**STATED TASK:**
Write again exactly the lines in the listing below, starting at the line with "Output the Python" and ending at the line with "10.9, 7.5, 7.5]", both included. Pictures are not copied.

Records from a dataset
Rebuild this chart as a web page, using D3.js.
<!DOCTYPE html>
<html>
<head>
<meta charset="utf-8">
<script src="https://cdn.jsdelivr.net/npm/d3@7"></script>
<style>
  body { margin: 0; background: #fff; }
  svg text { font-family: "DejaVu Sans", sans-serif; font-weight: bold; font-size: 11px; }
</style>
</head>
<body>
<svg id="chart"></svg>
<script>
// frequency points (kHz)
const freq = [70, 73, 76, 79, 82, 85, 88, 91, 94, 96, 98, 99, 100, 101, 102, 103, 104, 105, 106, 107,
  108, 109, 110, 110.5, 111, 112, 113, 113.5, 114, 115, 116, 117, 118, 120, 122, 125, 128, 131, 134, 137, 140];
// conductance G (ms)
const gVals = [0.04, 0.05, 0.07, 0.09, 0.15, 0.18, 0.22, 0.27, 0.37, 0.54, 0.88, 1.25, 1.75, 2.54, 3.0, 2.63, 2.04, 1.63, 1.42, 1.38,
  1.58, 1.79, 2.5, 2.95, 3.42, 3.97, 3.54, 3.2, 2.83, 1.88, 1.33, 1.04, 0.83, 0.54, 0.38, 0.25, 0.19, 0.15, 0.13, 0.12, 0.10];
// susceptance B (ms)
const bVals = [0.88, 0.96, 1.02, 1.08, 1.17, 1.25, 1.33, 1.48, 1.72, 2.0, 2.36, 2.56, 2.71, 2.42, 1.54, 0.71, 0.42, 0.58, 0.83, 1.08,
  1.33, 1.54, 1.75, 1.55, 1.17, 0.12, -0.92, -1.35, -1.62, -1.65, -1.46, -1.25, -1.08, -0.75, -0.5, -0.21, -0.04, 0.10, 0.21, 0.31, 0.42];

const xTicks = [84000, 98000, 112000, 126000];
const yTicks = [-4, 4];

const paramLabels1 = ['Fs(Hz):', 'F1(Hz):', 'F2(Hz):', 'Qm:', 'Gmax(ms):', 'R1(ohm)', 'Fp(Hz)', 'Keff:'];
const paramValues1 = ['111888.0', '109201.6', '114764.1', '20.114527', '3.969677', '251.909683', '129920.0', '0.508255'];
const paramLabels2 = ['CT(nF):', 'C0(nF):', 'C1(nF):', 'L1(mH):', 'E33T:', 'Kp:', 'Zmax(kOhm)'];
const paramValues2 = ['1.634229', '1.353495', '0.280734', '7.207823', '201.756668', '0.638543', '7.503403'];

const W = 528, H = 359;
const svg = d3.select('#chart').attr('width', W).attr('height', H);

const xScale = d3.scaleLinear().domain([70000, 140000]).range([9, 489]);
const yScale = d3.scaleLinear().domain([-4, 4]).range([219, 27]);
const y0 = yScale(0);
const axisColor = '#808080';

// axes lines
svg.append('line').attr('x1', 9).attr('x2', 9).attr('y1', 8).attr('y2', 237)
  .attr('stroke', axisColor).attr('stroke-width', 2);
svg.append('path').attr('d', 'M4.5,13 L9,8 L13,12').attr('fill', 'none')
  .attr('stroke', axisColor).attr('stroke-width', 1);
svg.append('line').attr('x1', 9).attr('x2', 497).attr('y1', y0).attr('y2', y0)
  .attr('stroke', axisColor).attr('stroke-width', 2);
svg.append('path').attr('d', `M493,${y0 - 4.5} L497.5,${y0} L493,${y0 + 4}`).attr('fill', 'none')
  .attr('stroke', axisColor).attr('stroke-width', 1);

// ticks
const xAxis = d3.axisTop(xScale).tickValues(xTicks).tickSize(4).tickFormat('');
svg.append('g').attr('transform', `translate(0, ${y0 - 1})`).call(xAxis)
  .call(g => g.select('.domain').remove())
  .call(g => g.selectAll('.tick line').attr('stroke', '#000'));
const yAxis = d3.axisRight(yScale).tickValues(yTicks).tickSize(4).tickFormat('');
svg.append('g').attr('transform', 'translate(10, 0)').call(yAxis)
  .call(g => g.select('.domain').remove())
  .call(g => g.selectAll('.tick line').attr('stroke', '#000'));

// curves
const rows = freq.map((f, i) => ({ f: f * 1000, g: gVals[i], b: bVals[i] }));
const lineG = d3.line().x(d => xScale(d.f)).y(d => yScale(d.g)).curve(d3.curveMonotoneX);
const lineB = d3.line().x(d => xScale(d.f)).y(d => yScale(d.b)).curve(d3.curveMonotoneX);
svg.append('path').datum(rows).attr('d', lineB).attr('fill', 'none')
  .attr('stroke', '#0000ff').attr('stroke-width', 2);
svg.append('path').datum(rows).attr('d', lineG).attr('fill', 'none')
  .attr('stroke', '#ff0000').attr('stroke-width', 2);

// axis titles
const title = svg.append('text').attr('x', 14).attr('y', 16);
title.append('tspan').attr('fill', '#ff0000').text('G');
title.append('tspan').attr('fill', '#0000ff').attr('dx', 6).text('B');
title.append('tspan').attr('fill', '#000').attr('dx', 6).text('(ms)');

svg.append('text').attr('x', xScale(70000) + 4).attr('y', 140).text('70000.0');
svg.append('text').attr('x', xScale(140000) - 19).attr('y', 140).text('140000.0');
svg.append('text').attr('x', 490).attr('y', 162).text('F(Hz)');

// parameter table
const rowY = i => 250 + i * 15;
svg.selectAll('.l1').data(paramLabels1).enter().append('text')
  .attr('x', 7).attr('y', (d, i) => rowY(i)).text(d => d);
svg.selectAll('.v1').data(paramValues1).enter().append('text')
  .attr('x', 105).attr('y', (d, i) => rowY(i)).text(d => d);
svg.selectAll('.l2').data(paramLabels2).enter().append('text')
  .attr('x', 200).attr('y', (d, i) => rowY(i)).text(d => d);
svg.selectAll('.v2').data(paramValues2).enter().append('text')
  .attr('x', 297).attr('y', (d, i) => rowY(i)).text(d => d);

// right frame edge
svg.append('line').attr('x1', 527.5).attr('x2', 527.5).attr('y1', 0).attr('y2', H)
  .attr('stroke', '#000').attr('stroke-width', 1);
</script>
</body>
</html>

==

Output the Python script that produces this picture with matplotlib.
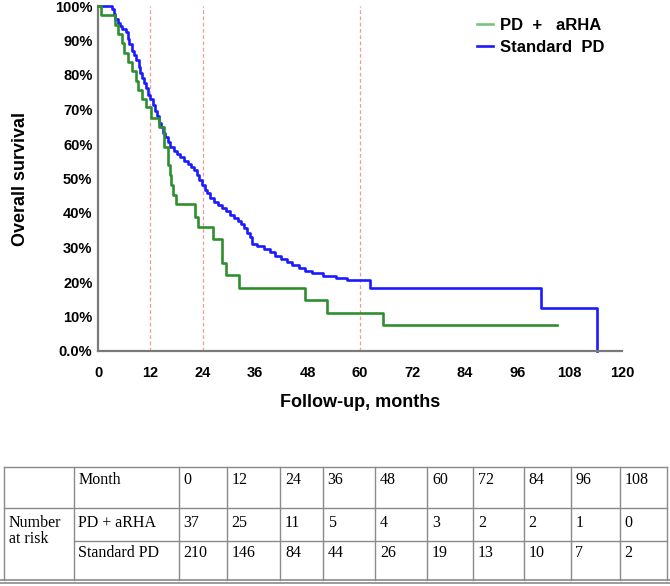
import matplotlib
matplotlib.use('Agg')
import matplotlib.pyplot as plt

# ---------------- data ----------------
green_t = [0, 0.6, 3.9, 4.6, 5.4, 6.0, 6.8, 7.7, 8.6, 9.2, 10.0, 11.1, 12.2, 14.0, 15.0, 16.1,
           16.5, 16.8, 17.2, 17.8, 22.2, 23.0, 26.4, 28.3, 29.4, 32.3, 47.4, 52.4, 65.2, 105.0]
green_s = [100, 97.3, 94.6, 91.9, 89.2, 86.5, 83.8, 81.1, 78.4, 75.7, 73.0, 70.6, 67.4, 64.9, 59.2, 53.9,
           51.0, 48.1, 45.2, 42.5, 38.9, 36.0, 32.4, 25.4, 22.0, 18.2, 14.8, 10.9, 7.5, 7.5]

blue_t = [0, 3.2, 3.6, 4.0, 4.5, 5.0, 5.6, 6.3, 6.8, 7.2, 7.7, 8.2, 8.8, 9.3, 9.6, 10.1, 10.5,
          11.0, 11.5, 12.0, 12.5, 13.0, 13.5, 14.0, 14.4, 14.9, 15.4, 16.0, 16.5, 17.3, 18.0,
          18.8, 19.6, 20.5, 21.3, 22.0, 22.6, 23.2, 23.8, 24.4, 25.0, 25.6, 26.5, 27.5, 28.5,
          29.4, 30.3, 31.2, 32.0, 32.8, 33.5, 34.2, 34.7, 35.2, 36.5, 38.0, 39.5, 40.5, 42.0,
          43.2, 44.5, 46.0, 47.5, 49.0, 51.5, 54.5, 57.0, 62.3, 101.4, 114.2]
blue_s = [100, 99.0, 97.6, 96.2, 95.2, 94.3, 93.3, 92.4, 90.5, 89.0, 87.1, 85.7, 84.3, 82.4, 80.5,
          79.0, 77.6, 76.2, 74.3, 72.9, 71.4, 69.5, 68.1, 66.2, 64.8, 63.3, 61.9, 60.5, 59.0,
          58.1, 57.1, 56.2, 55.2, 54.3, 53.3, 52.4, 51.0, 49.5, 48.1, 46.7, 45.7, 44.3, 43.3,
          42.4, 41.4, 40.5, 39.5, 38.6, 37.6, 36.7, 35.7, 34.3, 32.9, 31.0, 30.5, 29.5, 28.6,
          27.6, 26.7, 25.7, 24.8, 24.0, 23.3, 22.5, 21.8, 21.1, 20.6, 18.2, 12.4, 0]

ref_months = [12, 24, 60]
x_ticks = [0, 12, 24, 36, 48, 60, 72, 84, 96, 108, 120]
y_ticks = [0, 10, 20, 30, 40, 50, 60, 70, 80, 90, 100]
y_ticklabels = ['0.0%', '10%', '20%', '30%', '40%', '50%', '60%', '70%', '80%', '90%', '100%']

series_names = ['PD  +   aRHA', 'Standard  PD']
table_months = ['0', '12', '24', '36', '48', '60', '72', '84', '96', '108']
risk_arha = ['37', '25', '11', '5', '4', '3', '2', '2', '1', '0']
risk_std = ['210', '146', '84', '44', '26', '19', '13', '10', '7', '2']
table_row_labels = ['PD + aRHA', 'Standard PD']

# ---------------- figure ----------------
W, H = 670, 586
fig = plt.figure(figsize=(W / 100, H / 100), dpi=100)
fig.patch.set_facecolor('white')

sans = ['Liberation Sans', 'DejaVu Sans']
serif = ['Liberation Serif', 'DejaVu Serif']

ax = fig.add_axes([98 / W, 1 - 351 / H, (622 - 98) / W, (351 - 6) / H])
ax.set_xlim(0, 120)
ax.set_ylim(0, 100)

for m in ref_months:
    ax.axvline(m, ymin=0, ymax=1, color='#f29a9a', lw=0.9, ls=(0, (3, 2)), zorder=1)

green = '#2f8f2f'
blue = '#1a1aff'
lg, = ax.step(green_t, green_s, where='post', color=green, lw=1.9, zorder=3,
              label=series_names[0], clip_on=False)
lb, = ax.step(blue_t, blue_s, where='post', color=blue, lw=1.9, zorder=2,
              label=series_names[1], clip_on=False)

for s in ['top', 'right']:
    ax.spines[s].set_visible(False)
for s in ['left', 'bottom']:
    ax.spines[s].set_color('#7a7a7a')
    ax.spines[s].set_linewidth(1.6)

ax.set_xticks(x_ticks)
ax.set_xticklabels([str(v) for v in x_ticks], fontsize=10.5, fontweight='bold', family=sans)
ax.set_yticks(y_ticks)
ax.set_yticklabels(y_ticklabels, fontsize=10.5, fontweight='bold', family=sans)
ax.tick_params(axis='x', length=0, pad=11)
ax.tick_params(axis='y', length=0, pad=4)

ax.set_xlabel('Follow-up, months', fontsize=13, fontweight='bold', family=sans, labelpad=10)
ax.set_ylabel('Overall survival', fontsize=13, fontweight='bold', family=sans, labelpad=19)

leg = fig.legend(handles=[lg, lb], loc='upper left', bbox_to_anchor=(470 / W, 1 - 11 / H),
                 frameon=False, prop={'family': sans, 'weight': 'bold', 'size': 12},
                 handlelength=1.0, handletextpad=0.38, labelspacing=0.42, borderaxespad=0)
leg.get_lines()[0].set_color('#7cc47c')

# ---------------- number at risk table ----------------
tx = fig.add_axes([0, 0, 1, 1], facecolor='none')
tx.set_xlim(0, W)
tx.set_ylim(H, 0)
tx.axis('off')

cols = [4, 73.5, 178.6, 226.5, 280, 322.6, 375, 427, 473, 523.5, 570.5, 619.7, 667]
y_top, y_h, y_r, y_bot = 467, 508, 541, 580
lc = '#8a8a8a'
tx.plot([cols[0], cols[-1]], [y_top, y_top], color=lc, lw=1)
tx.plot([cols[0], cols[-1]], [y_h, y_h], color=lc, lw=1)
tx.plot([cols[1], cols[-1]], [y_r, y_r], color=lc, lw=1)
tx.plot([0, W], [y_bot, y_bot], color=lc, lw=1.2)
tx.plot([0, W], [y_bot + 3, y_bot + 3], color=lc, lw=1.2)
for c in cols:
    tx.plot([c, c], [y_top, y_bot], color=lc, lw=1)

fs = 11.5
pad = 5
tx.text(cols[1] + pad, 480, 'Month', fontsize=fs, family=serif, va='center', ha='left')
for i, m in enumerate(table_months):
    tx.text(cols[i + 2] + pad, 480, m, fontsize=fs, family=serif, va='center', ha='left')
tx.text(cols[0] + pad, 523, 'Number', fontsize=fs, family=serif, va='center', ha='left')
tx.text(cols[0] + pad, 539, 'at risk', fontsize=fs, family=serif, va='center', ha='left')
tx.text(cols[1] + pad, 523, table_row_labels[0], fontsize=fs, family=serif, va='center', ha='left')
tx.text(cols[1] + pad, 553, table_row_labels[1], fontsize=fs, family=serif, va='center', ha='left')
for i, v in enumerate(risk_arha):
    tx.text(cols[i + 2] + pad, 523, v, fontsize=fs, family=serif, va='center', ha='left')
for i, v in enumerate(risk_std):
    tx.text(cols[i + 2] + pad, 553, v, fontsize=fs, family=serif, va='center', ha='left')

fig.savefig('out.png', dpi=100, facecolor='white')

**CORRECT OUTPUT:**
Output the Python script that produces this picture with matplotlib.
import matplotlib
matplotlib.use('Agg')
import matplotlib.pyplot as plt

# ---------------- data ----------------
green_t = [0, 0.6, 3.9, 4.6, 5.4, 6.0, 6.8, 7.7, 8.6, 9.2, 10.0, 11.1, 12.2, 14.0, 15.0, 16.1,
           16.5, 16.8, 17.2, 17.8, 22.2, 23.0, 26.4, 28.3, 29.4, 32.3, 47.4, 52.4, 65.2, 105.0]
green_s = [100, 97.3, 94.6, 91.9, 89.2, 86.5, 83.8, 81.1, 78.4, 75.7, 73.0, 70.6, 67.4, 64.9, 59.2, 53.9,
           51.0, 48.1, 45.2, 42.5, 38.9, 36.0, 32.4, 25.4, 22.0, 18.2, 14.8, 10.9, 7.5, 7.5]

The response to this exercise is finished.